Bureau of Indian Standards (BIS)

  • BIS initially came into existence by enactment of the act in 1986.
  • A new act (to replace the BIS Act of 1986) was introduced in the Lok Sabha in 2015; The new act came into force in 2017.
  • BIS Act 2016 establishes the Bureau of Indian Standards (BIS) as India’s national standards body.
  • BIS is a statutory body.
  • It is regulated under the Ministry of Consumer Affairs, Food & Public Distribution.
  • BIS has been providing traceability and tangibility benefits to the national economy in several ways:
    1. Providing safe, reliable, quality goods.
    2. Minimizing health hazards to consumers.
    3. Promoting exports and imports substitutes.
    4. Control the proliferation of varieties through standardisation, certification and testing.

Features of BIS Act, 2016

  • The Act allows multiple types of simplified conformity assessment schemes, including self-declaration of conformity.
  • The Act enables the GoI to appoint any authority/agency, besides the BIS, to verify the conformity of products and services with the established standard and issue a certificate of conformity.
  • The Act provides enabling provisions for mandating the hallmarking of precious metal articles.
  • There is a provision for repair or recall of the products (bearing Standard Mark) that do not conform to the relevant Indian Standard.
  • The Act allows the GoI to make it compulsory for certain notified goods, processes, articles, etc., to carry the standard mark
    1. In the public interest,
    2. The safety of the environment and national security, or
    3. To prevent unfair trade practices.
  • The Act has identified new areas for standardisation. These include:
    1. Medical devices
    2. Alternate fuels
    3. Smart cities
    4. E-mobility
    5. New and renewable energy
    6. Digital technologies (Artificial Intelligence, Industry 4.0, Blockchain, etc.)
  • The Act also prescribes penalties for the following points:
    1. The improper use of the standard mark by testing and marking centres.
    2. Manufacturing or selling goods & articles that do not carry a standard mark and have been mandated to do so, etc.
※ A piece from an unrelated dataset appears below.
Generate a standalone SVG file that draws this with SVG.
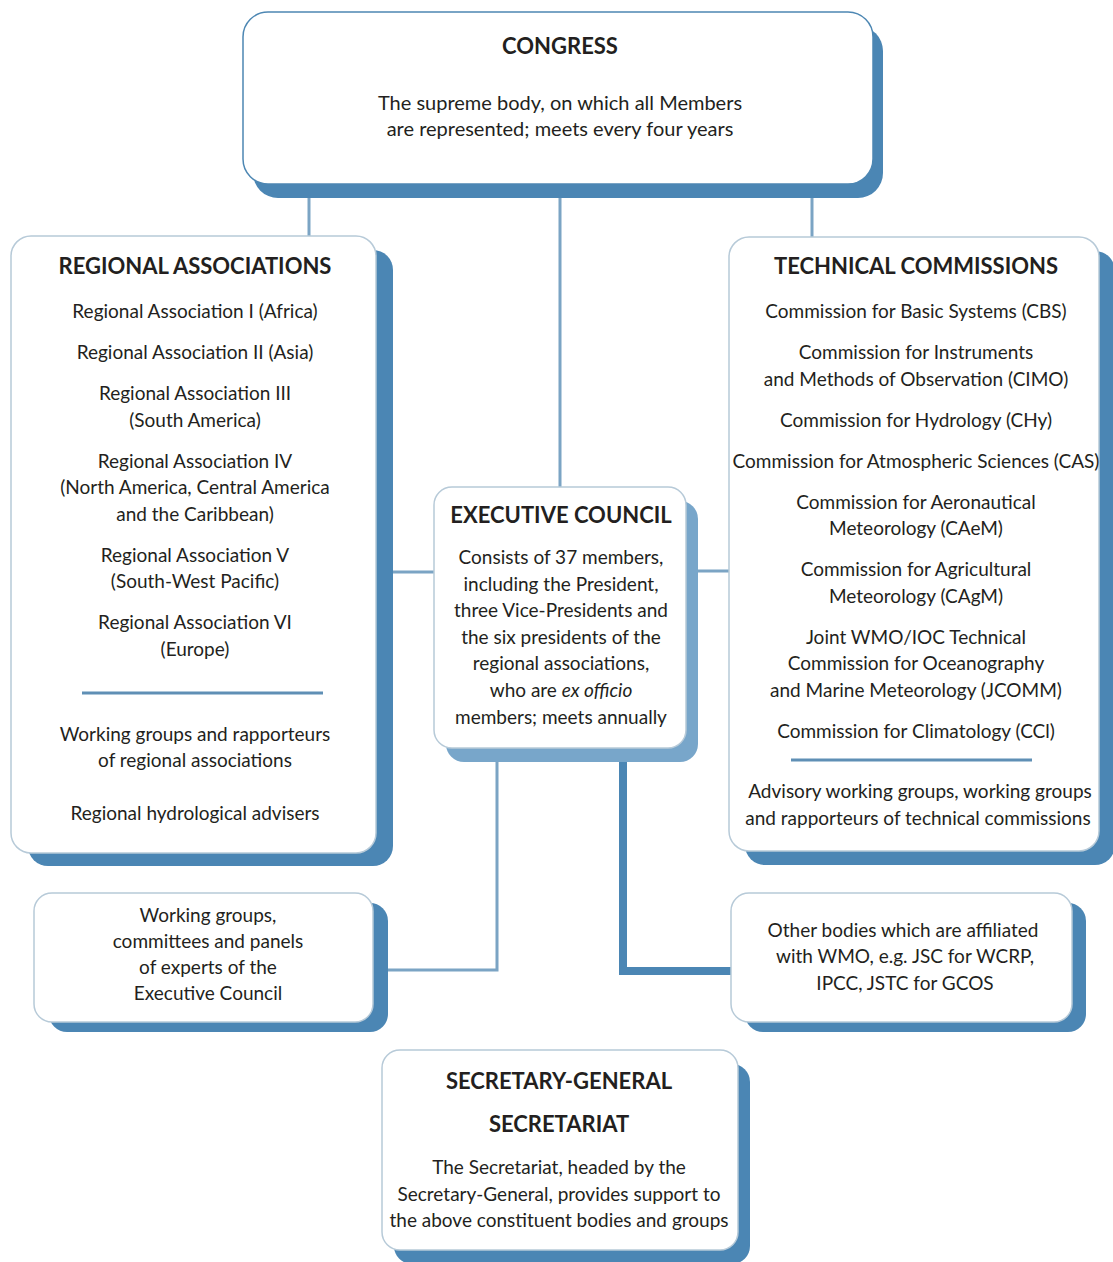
<svg xmlns="http://www.w3.org/2000/svg" width="1113" height="1262" viewBox="0 0 1113 1262">
<style>
.box{fill:#ffffff;stroke:#b7cad8;stroke-width:1.5}
.cbox{fill:#ffffff;stroke:#4d87b3;stroke-width:1.5}
.sh{fill:#4b86b4}
.shl{fill:#78a6ca}
.t{font-family:Lato,"Open Sans","Liberation Sans",sans-serif;font-size:19px;fill:#231f20;text-anchor:middle}
.tb{font-size:20px}
.h{font-family:Lato,"Open Sans","Liberation Sans",sans-serif;font-size:22px;font-weight:bold;fill:#231f20;text-anchor:middle}
.ln{stroke:#7ba4c4;stroke-width:3;fill:none}
.lnd{stroke:#4b86b4;stroke-width:8;fill:none}
.sep{stroke:#5f8fb5;stroke-width:3}
</style>
<rect width="1113" height="1262" fill="#ffffff"/>
<g id="connectors">
<line class="ln" x1="309" y1="196" x2="309" y2="238"/>
<line class="ln" x1="560" y1="196" x2="560" y2="489"/>
<line class="ln" x1="812" y1="196" x2="812" y2="239"/>
<line class="ln" x1="390" y1="572" x2="436" y2="572"/>
<line class="ln" x1="696" y1="571" x2="731" y2="571"/>
<polyline class="ln" points="497,760 497,970 386,970"/>
<polyline class="lnd" points="623,760 623,971 733,971"/>
</g>
<g id="congress">
<rect class="sh" x="253" y="26" width="630" height="172" rx="25"/>
<rect class="cbox" x="243" y="12" width="630" height="172" rx="25"/>
<text class="h" x="560" y="54">CONGRESS</text>
<text class="t tb" x="560" y="110">The supreme body, on which all Members</text>
<text class="t tb" x="560" y="136">are represented; meets every four years</text>
</g>
<g id="regional-associations">
<rect class="sh" x="28" y="250" width="365" height="616" rx="20"/>
<rect class="box" x="11" y="236" width="365" height="617" rx="20"/>
<text class="h" x="195" y="274">REGIONAL ASSOCIATIONS</text>
<text class="t" x="195" y="318">Regional Association I (Africa)</text>
<text class="t" x="195" y="359">Regional Association II (Asia)</text>
<text class="t" x="195" y="400">Regional Association III</text>
<text class="t" x="195" y="427">(South America)</text>
<text class="t" x="195" y="468">Regional Association IV</text>
<text class="t" x="195" y="494">(North America, Central America</text>
<text class="t" x="195" y="521">and the Caribbean)</text>
<text class="t" x="195" y="562">Regional Association V</text>
<text class="t" x="195" y="588">(South-West Pacific)</text>
<text class="t" x="195" y="629">Regional Association VI</text>
<text class="t" x="195" y="656">(Europe)</text>
<line class="sep" x1="82" y1="693" x2="323" y2="693"/>
<text class="t" x="195" y="741">Working groups and rapporteurs</text>
<text class="t" x="195" y="767">of regional associations</text>
<text class="t" x="195" y="820">Regional hydrological advisers</text>
</g>
<g id="technical-commissions">
<rect class="sh" x="745" y="251" width="370" height="614" rx="20"/>
<rect class="box" x="729" y="237" width="370" height="614" rx="20"/>
<text class="h" x="916" y="274">TECHNICAL COMMISSIONS</text>
<text class="t" x="916" y="318">Commission for Basic Systems (CBS)</text>
<text class="t" x="916" y="359">Commission for Instruments</text>
<text class="t" x="916" y="386">and Methods of Observation (CIMO)</text>
<text class="t" x="916" y="427">Commission for Hydrology (CHy)</text>
<text class="t" x="916" y="468">Commission for Atmospheric Sciences (CAS)</text>
<text class="t" x="916" y="509">Commission for Aeronautical</text>
<text class="t" x="916" y="535">Meteorology (CAeM)</text>
<text class="t" x="916" y="576">Commission for Agricultural</text>
<text class="t" x="916" y="603">Meteorology (CAgM)</text>
<text class="t" x="916" y="644">Joint WMO/IOC Technical</text>
<text class="t" x="916" y="670">Commission for Oceanography</text>
<text class="t" x="916" y="697">and Marine Meteorology (JCOMM)</text>
<text class="t" x="916" y="738">Commission for Climatology (CCl)</text>
<line class="sep" x1="791" y1="760" x2="1032" y2="760"/>
<text class="t" x="920" y="798">Advisory working groups, working groups</text>
<text class="t" x="918" y="825">and rapporteurs of technical commissions</text>
</g>
<g id="executive-council">
<rect class="shl" x="446" y="501" width="252" height="261" rx="18"/>
<rect class="box" x="434" y="487" width="252" height="261" rx="18"/>
<text class="h" x="561" y="523">EXECUTIVE COUNCIL</text>
<text class="t" x="561" y="564">Consists of 37 members,</text>
<text class="t" x="561" y="591">including the President,</text>
<text class="t" x="561" y="617">three Vice-Presidents and</text>
<text class="t" x="561" y="644">the six presidents of the</text>
<text class="t" x="561" y="670">regional associations,</text>
<text class="t" x="561" y="697">who are <tspan font-style="italic">ex officio</tspan></text>
<text class="t" x="561" y="724">members; meets annually</text>
</g>
<g id="ec-working-groups">
<rect class="sh" x="49" y="903" width="339" height="129" rx="18"/>
<rect class="box" x="34" y="893" width="339" height="129" rx="18"/>
<text class="t" x="208" y="922">Working groups,</text>
<text class="t" x="208" y="948">committees and panels</text>
<text class="t" x="208" y="974">of experts of the</text>
<text class="t" x="208" y="1000">Executive Council</text>
</g>
<g id="other-bodies">
<rect class="sh" x="745" y="903" width="341" height="129" rx="18"/>
<rect class="box" x="731" y="893" width="341" height="129" rx="18"/>
<text class="t" x="903" y="937">Other bodies which are affiliated</text>
<text class="t" x="905" y="963">with WMO, e.g. JSC for WCRP,</text>
<text class="t" x="905" y="990">IPCC, JSTC for GCOS</text>
</g>
<g id="secretariat">
<rect class="sh" x="394" y="1064" width="356" height="200" rx="18"/>
<rect class="box" x="382" y="1050" width="356" height="200" rx="18"/>
<text class="h" x="559" y="1089">SECRETARY-GENERAL</text>
<text class="h" x="559" y="1132">SECRETARIAT</text>
<text class="t" x="559" y="1174">The Secretariat, headed by the</text>
<text class="t" x="559" y="1201">Secretary-General, provides support to</text>
<text class="t" x="559" y="1227">the above constituent bodies and groups</text>
</g>
</svg>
National Building Code of India (NBC)

  • It is a national instrument providing guidelines for regulating building construction activities.
  • It serves as a Model Code for adoption by all agencies involved in building construction work, whether Public Works Departments, local bodies, or private construction agencies.
  • The BIS publishes the National Building Code of India, a recommendatory document.
  • It was 1st published in 1970 at the instance of the Planning Commission and then first revised in 1983.
  • The second revision of the Code was in 2005, and two amendments were issued in 2015.
  • Under the Code, all existing & new buildings are classified by nature of use, such as residential, educational, assembly (like cinemas, auditoria), business, mercantile, industrial, storage and hazardous.